GIVEN REQUEST. The records below are to be copied word for word, with every picture left out.

GIVEN ENTRIES.
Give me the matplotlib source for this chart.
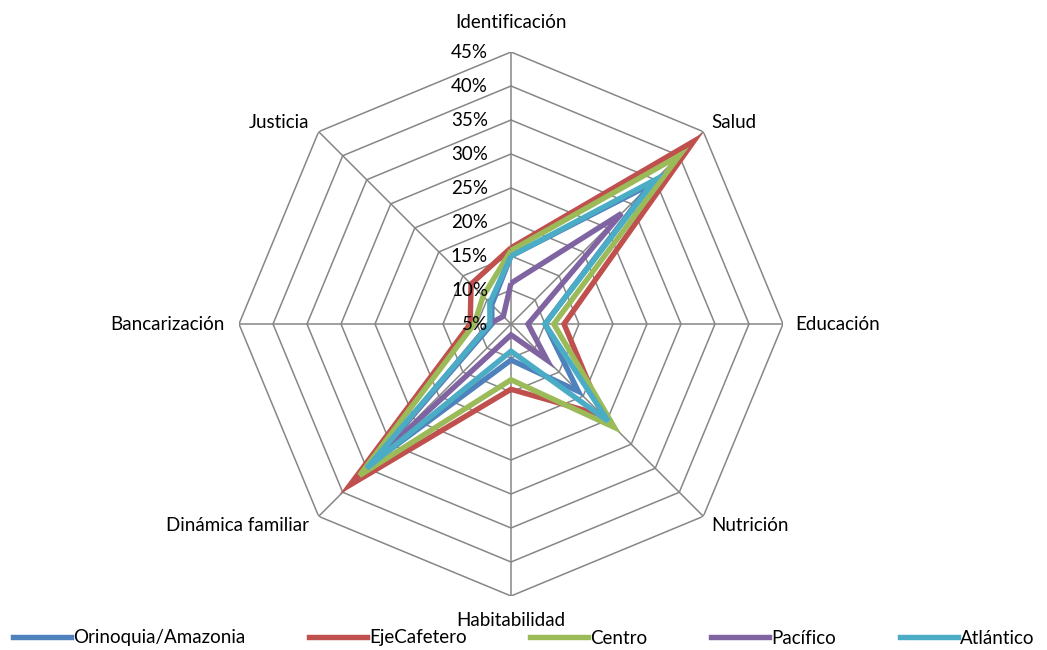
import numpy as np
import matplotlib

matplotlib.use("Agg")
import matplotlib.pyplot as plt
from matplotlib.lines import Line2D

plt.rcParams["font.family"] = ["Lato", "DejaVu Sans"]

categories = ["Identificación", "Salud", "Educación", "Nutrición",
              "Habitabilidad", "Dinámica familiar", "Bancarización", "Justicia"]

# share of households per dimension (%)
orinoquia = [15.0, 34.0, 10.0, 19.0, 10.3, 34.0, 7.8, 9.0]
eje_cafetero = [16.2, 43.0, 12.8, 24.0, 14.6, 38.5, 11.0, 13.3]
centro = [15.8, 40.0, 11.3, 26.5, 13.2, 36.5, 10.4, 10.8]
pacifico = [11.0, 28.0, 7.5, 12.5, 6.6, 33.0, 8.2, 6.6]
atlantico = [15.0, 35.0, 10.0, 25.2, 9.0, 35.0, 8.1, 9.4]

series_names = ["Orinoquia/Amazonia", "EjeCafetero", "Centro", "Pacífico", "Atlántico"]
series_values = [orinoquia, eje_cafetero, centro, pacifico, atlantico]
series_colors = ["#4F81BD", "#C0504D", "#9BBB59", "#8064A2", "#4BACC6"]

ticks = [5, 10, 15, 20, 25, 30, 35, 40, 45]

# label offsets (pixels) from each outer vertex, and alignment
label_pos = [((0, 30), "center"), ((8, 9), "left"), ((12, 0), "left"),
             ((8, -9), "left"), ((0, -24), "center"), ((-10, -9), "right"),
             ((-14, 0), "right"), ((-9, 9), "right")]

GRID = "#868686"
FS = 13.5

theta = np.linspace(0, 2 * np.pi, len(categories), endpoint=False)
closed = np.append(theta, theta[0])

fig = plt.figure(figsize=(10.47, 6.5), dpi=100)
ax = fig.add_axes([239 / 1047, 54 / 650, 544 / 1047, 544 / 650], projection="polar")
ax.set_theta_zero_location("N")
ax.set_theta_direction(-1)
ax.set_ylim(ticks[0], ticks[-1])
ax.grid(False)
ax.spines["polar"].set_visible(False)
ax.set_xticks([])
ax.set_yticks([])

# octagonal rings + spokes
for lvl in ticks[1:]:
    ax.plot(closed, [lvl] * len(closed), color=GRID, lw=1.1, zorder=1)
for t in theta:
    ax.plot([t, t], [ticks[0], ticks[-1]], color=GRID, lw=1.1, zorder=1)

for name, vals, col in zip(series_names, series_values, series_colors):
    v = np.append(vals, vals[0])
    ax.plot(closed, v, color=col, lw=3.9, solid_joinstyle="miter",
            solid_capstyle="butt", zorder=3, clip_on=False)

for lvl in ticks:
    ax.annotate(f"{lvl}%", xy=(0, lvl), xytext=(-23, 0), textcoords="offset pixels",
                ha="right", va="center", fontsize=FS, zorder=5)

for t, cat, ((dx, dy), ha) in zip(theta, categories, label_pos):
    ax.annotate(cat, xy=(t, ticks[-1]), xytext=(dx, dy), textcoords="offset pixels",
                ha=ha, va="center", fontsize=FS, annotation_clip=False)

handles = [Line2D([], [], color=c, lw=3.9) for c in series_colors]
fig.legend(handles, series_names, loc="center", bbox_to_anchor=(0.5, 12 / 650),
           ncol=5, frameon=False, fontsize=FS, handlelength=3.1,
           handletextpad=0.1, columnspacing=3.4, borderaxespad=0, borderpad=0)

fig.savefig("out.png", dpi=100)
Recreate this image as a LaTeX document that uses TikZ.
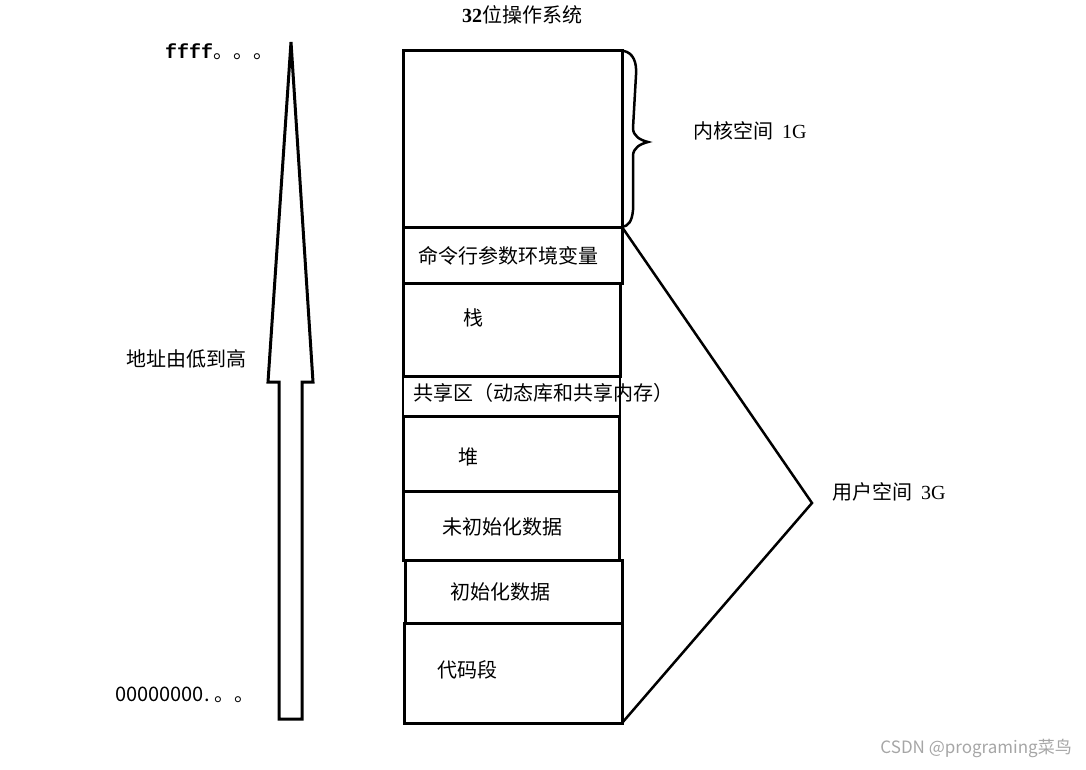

RESULT OF THE TASK.
Give me the matplotlib source for this chart.
import numpy as np
import matplotlib

matplotlib.use("Agg")
import matplotlib.pyplot as plt
from matplotlib.lines import Line2D

plt.rcParams["font.family"] = ["Lato", "DejaVu Sans"]

categories = ["Identificación", "Salud", "Educación", "Nutrición",
              "Habitabilidad", "Dinámica familiar", "Bancarización", "Justicia"]

# share of households per dimension (%)
orinoquia = [15.0, 34.0, 10.0, 19.0, 10.3, 34.0, 7.8, 9.0]
eje_cafetero = [16.2, 43.0, 12.8, 24.0, 14.6, 38.5, 11.0, 13.3]
centro = [15.8, 40.0, 11.3, 26.5, 13.2, 36.5, 10.4, 10.8]
pacifico = [11.0, 28.0, 7.5, 12.5, 6.6, 33.0, 8.2, 6.6]
atlantico = [15.0, 35.0, 10.0, 25.2, 9.0, 35.0, 8.1, 9.4]

series_names = ["Orinoquia/Amazonia", "EjeCafetero", "Centro", "Pacífico", "Atlántico"]
series_values = [orinoquia, eje_cafetero, centro, pacifico, atlantico]
series_colors = ["#4F81BD", "#C0504D", "#9BBB59", "#8064A2", "#4BACC6"]

ticks = [5, 10, 15, 20, 25, 30, 35, 40, 45]

# label offsets (pixels) from each outer vertex, and alignment
label_pos = [((0, 30), "center"), ((8, 9), "left"), ((12, 0), "left"),
             ((8, -9), "left"), ((0, -24), "center"), ((-10, -9), "right"),
             ((-14, 0), "right"), ((-9, 9), "right")]

GRID = "#868686"
FS = 13.5

theta = np.linspace(0, 2 * np.pi, len(categories), endpoint=False)
closed = np.append(theta, theta[0])

fig = plt.figure(figsize=(10.47, 6.5), dpi=100)
ax = fig.add_axes([239 / 1047, 54 / 650, 544 / 1047, 544 / 650], projection="polar")
ax.set_theta_zero_location("N")
ax.set_theta_direction(-1)
ax.set_ylim(ticks[0], ticks[-1])
ax.grid(False)
ax.spines["polar"].set_visible(False)
ax.set_xticks([])
ax.set_yticks([])

# octagonal rings + spokes
for lvl in ticks[1:]:
    ax.plot(closed, [lvl] * len(closed), color=GRID, lw=1.1, zorder=1)
for t in theta:
    ax.plot([t, t], [ticks[0], ticks[-1]], color=GRID, lw=1.1, zorder=1)

for name, vals, col in zip(series_names, series_values, series_colors):
    v = np.append(vals, vals[0])
    ax.plot(closed, v, color=col, lw=3.9, solid_joinstyle="miter",
            solid_capstyle="butt", zorder=3, clip_on=False)

for lvl in ticks:
    ax.annotate(f"{lvl}%", xy=(0, lvl), xytext=(-23, 0), textcoords="offset pixels",
                ha="right", va="center", fontsize=FS, zorder=5)

for t, cat, ((dx, dy), ha) in zip(theta, categories, label_pos):
    ax.annotate(cat, xy=(t, ticks[-1]), xytext=(dx, dy), textcoords="offset pixels",
                ha=ha, va="center", fontsize=FS, annotation_clip=False)

handles = [Line2D([], [], color=c, lw=3.9) for c in series_colors]
fig.legend(handles, series_names, loc="center", bbox_to_anchor=(0.5, 12 / 650),
           ncol=5, frameon=False, fontsize=FS, handlelength=3.1,
           handletextpad=0.1, columnspacing=3.4, borderaxespad=0, borderpad=0)

fig.savefig("out.png", dpi=100)
Recreate this image as a LaTeX document that uses TikZ.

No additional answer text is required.